I Ginger Root e quelle sonorita’ che creano dipendenza musicale
Mi ritrovo sveglio ed accaldato in una nottata di metà luglio, intento a cercare di distrarmi dalla mia insonnia che trova nel caldo asfissiante il suo migliore alleato. Mentre la mia cagnona Noël è riuscita a trovare un punto fresco che le permette di dormire il sonno dei giusti, accendo la mia televisione intelligente ed avvio Youtube. Tra i vari video consigliati, l’algoritmo che tutto può e tutto sa mi consiglia di vedere il video musicale di un gruppo chiamato Ginger Root. Nel dettaglio il brano in questione si chiama Loretta: un brano molto orecchiabile fin dalle sue prime note, accompagnato da un video molto colorato realizzato con la tecnica del video analogico (l’effetto videocassetta, tanto per intenderci). Un ragazzo asiatico ben vestito è intento a cantare mentre dei suoi cloni si alternano a suonare i vari strumenti musicali che si possono sentire nel brano. Il video finisce e metto play su una nuova canzone. Il filone nostalgico/ analogico sia dal punto di vista video che della realizzazione dei brani continua e man mano mi rendo conto di essere davanti al mio prossimo progetto musicale preferito.

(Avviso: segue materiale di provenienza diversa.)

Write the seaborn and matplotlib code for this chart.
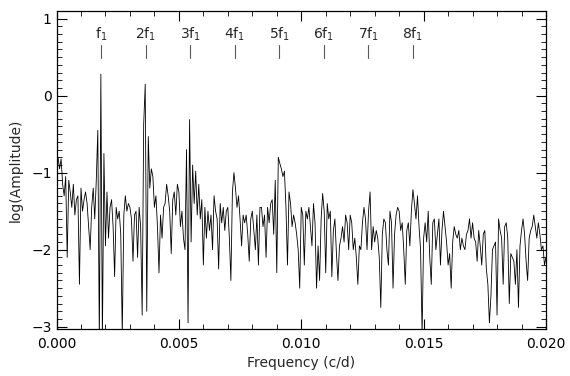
import numpy as np
import matplotlib
matplotlib.use("Agg")
import matplotlib.pyplot as plt
from matplotlib.ticker import MultipleLocator
import seaborn as sns

# log(Amplitude), one row per 0.001 c/d (16 samples each)
amp_rows = [
    [-0.85, -0.80, -0.95, -0.82, -1.15, -1.30, -1.05, -2.10, -1.10, -1.25, -1.45, -1.15, -1.55, -1.35, -1.30, -2.45],
    [-1.20, -1.50, -1.35, -1.25, -1.40, -1.70, -2.00, -1.45, -1.20, -1.60, -1.10, -0.45, -3.20, 0.28, -3.20, -0.75],
    [-1.95, -1.25, -1.85, -1.45, -1.35, -1.70, -2.35, -1.45, -1.60, -1.50, -1.80, -3.10, -1.55, -1.30, -1.50, -1.40],
    [-1.45, -1.60, -2.15, -1.55, -1.50, -2.10, -1.45, -1.70, -2.85, -0.37, 0.15, -2.80, -0.53, -1.20, -0.95, -1.05],
    [-1.45, -1.30, -1.70, -2.30, -1.55, -1.85, -1.45, -1.40, -1.15, -1.30, -1.50, -2.05, -1.35, -1.25, -1.55, -1.15],
    [-1.25, -1.70, -1.50, -1.85, -2.00, -0.70, -2.95, -0.31, -1.90, -0.90, -1.40, -0.98, -1.55, -1.15, -1.60, -1.35],
    [-2.20, -1.45, -1.85, -1.50, -1.75, -1.55, -2.00, -1.30, -1.50, -1.60, -2.25, -1.40, -1.65, -1.45, -1.75, -1.50],
    [-1.45, -1.85, -2.40, -1.25, -1.00, -1.20, -1.45, -1.30, -1.60, -1.95, -1.55, -1.65, -1.55, -1.80, -2.15, -1.60],
    [-1.50, -1.75, -2.00, -1.55, -2.20, -1.45, -1.45, -1.70, -1.55, -2.10, -1.45, -1.65, -1.40, -1.35, -1.80, -1.10],
    [-2.30, -0.80, -0.88, -0.95, -1.05, -0.98, -1.45, -2.20, -1.25, -1.40, -1.70, -1.55, -1.65, -1.80, -2.00, -2.50],
    [-1.45, -1.55, -2.20, -1.50, -1.60, -1.45, -1.70, -1.95, -1.40, -1.65, -2.50, -1.95, -2.40, -1.60, -1.27, -1.50],
    [-2.30, -1.40, -1.60, -1.50, -2.35, -1.75, -1.60, -2.05, -2.40, -1.95, -1.85, -1.70, -1.90, -1.55, -1.65, -2.00],
    [-1.55, -1.65, -2.00, -1.85, -2.10, -2.45, -1.95, -2.00, -1.65, -1.45, -1.60, -2.00, -1.50, -1.25, -2.00, -1.70],
    [-1.90, -1.75, -1.85, -2.10, -2.75, -1.80, -1.60, -1.65, -2.00, -2.20, -1.50, -1.65, -2.50, -1.80, -1.55, -1.45],
    [-1.50, -1.75, -1.65, -2.00, -2.45, -1.75, -1.65, -1.95, -1.50, -1.22, -1.40, -1.60, -1.30, -1.70, -2.00, -3.10],
    [-1.85, -1.65, -1.90, -1.50, -2.10, -2.45, -1.65, -1.60, -2.00, -1.80, -1.60, -2.20, -1.75, -1.50, -1.70, -1.90],
    [-2.20, -2.05, -2.50, -1.90, -1.70, -1.80, -1.85, -1.75, -2.00, -1.85, -1.95, -2.00, -1.80, -1.75, -1.60, -1.85],
    [-1.65, -1.85, -1.90, -2.15, -1.75, -1.95, -2.20, -1.80, -1.75, -2.25, -2.45, -2.95, -2.60, -2.00, -1.95, -1.90],
    [-2.85, -1.60, -1.75, -1.85, -2.45, -1.70, -1.65, -1.85, -2.70, -2.05, -2.10, -2.15, -2.45, -2.00, -2.75, -1.95],
    [-1.75, -1.60, -1.80, -2.15, -2.40, -1.85, -1.75, -1.70, -1.55, -1.70, -1.85, -1.65, -1.80, -2.00, -1.95, -2.20],
    [-2.10],
]
amp = np.concatenate([np.array(r) for r in amp_rows])
freq = np.arange(len(amp)) * 0.0000625

f1 = 0.00182
harmonics = [1, 2, 3, 4, 5, 6, 7, 8]
harm_labels = ["f$_1$", "2f$_1$", "3f$_1$", "4f$_1$", "5f$_1$", "6f$_1$", "7f$_1$", "8f$_1$"]

sns.set_style("ticks")
plt.rcParams["font.family"] = ["DejaVu Sans"]

fig = plt.figure(figsize=(5.7, 3.76), dpi=100)
ax = fig.add_axes([56.5 / 570, 47 / 376, 489.5 / 570, 318 / 376])

sns.lineplot(x=freq, y=amp, ax=ax, color="black", linewidth=0.6,
             estimator=None, sort=False)

for k, lab in zip(harmonics, harm_labels):
    ax.plot([k * f1, k * f1], [0.49, 0.66], color="0.35", lw=0.8)
    ax.text(k * f1, 0.80, lab, ha="center", va="center", fontsize=10)

ax.set_xlim(0, 0.02)
ax.set_ylim(-3.03, 1.1)
ax.xaxis.set_major_locator(MultipleLocator(0.005))
ax.xaxis.set_minor_locator(MultipleLocator(0.001))
ax.yaxis.set_major_locator(MultipleLocator(1))
ax.yaxis.set_minor_locator(MultipleLocator(0.1))
ax.xaxis.set_major_formatter(matplotlib.ticker.FormatStrFormatter("%.3f"))
ax.tick_params(which="both", direction="in", top=True, right=True, colors="black",
               labelsize=10)
ax.tick_params(which="major", length=7, width=0.8)
ax.tick_params(which="minor", length=3.5, width=0.6)
ax.tick_params(axis="x", pad=6)
for s in ax.spines.values():
    s.set_color("black")
    s.set_linewidth(0.9)

ax.set_xlabel("Frequency (c/d)", fontsize=10, labelpad=3)
ax.set_ylabel("log(Amplitude)", fontsize=10, labelpad=6)

fig.savefig("out.png", dpi=100)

I Ginger Root (che tradotto alla buona significa radice di zenzero) hanno origine per volontà di Cameron Lew, montatore video e grafico nonché cantautore e strumentista di Huntington Beach, in California. Nel 2016 Lew militava nella band Van Stock e a metà dello stesso anno si è ritrovato a comporre dei brani che non si adattavano allo stile marcatamente indie rock del gruppo con il quale suonava. Spinto dal desiderio di sperimentare quelle nuove sonorità in un modo diverso, Lew ha raccolto tutte quelle canzoni che sono diventate materiale da includere in un LP che sarebbe diventato poi Spotlight People. Nel 2017 pubblica su Youtube una serie di brani musicali suonati, mixati e montati al momento all’interno della sua auto, una Honda Element. Qui ha modo di portare ad un livello successivo la sperimentazione di quello che sarà il tratto distintivo dello stile musicale dei Ginger Root. Il nome per il suo nuovo progetto musicale è giunto per caso, mentre stava ascoltando un esibizione dal vivo dei Vulfpeck (altro gruppo di cui tratteremo prossimamente) e, sentendo il cantante pronunciare la frase “uh uh ginger root” ha pensato bene che potesse andare bene come nome per definire quello che aveva artisticamente in mente. Mentre Cameron Lew si è l’anima dei Ginger Root per le registrazioni in studio, durante le esibizioni dal vivo si fa accompagnare dai suoi amici del liceo Matt Carney alla batteria e Dylan Hovis al basso.
Lo stile dei Ginger Root è difficile da inquadrare o da etichettare per coloro che amano mettere tutta la musica all’interno di immaginari divisori da negozi di dischi. La voce di Lew non è potente ma è l’elemento perfetto per i brani della band. Suonano un pop che strizza palesemente l’occhio al cosiddetto city pop giapponese (sottogenere di musica pop giapponese in voga tra gli anni Settanta e gli anni Ottanta. Proprio in questa decade ottiene l’apice del successo grazie al successo del karaoke e dei locali ad esso dedicati), un pop allegro che non si prende sul serio ma che riesce ad incastrarsi nel rullo delle sinapsi e a riproporti per buona parte della giornata il brano che hai avuto modo di ascoltare. Se vogliamo sono anche una versione moderna e molto buona della cosiddetta muzak (o musica da ascensore) e permette un tipo di esperienza di ascolto molto positiva. La loro musica va di pari passo con lo stile dei loro video, legati al mondo analogico della Tokyo degli anni Ottanta, che dà loro ancor di più quell’alone di inesauribile progetto capace di dire la propria in mille modi diversi. Il grande successo che stanno riscuotendo negli Stati Uniti e nel resto del mondo (l’Italia non è neanche presa in considerazione in questa statistica, state tranquilli) li rende una delle band delle quali sentiremo presto parlare molto bene in campo internazionale. E, come sempre, ascoltare per credere.